Here’s a helpful summary from the agent showing what this autonomous development cycle was able to accomplish:
Code profiling
Scenario: A developer needs to understand how long a function takes to execute to optimize system operation for latency, power, or another metric. This classic code profiling process uses pin toggling at the entrance and exit of a function to provide an externally measurable indication of execution time. For this test, I created a sketch with three simple functions that each block for a set period of time in a loop.
After a few test runs, I opened a new chat and instructed the agent to use the pin monitor to profile the sketch's three functions using a single pin.

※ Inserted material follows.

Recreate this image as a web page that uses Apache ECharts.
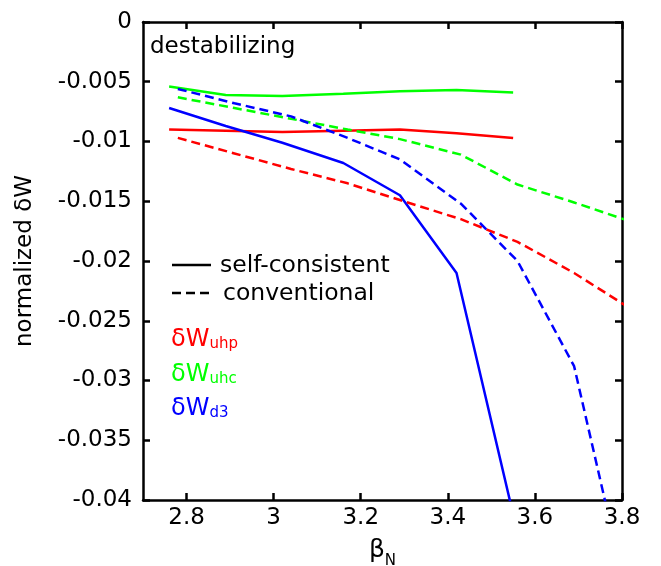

I had to specify that it could program the DUT multiple times to complete the task, but should revert the code back to its original state once testing was completed.
The agent methodically worked through the process, starting with FuncA() by adding a toggle at entrance and exit, then programming, running, and measuring. It continued with FuncB() and FuncC() without additional prompting, before presenting a timing chart. Impressively, the agent took an extra step in its findings by deriving an "expected" execution time based on the code and comments in the original sketch.
Proof of Concept Completed
These development mock-ups hint at how logic analyzers, oscilloscopes, and other instruments with MCP server interfaces could become invaluable for runtime debugging with agents in real-world scenarios. I'm eager to see how industry leaders like Tektronix, NI, Agilent, Saleae, and others integrate their products into agent-driven workflows. There are already numerous examples of instruments with AI running onboard to help with configuration and testing. It's likely that the optimal solution here will involve coordination between powerful, autonomous coding agents and instrument agents.
This series, along with another post in Switching Context, has explored how LLM-driven agents extend beyond chat windows into both digital and physical realms. I've always been fascinated by building functionality at the intersection of analog and digital worlds. Microcontrollers exist precisely at this crossroad. While software engineers have "Hello World" as their introductory example to verify system functionality, embedded engineers have "blinky"—the simplest possible embedded system application where a few lines of code create a visible change in the physical world. This connection between code and physical world is precisely what makes agent-driven instrumentation during embedded system debug so promising. It extends the capabilities of AI beyond text generation into tangible, measurable interactions with real-world systems.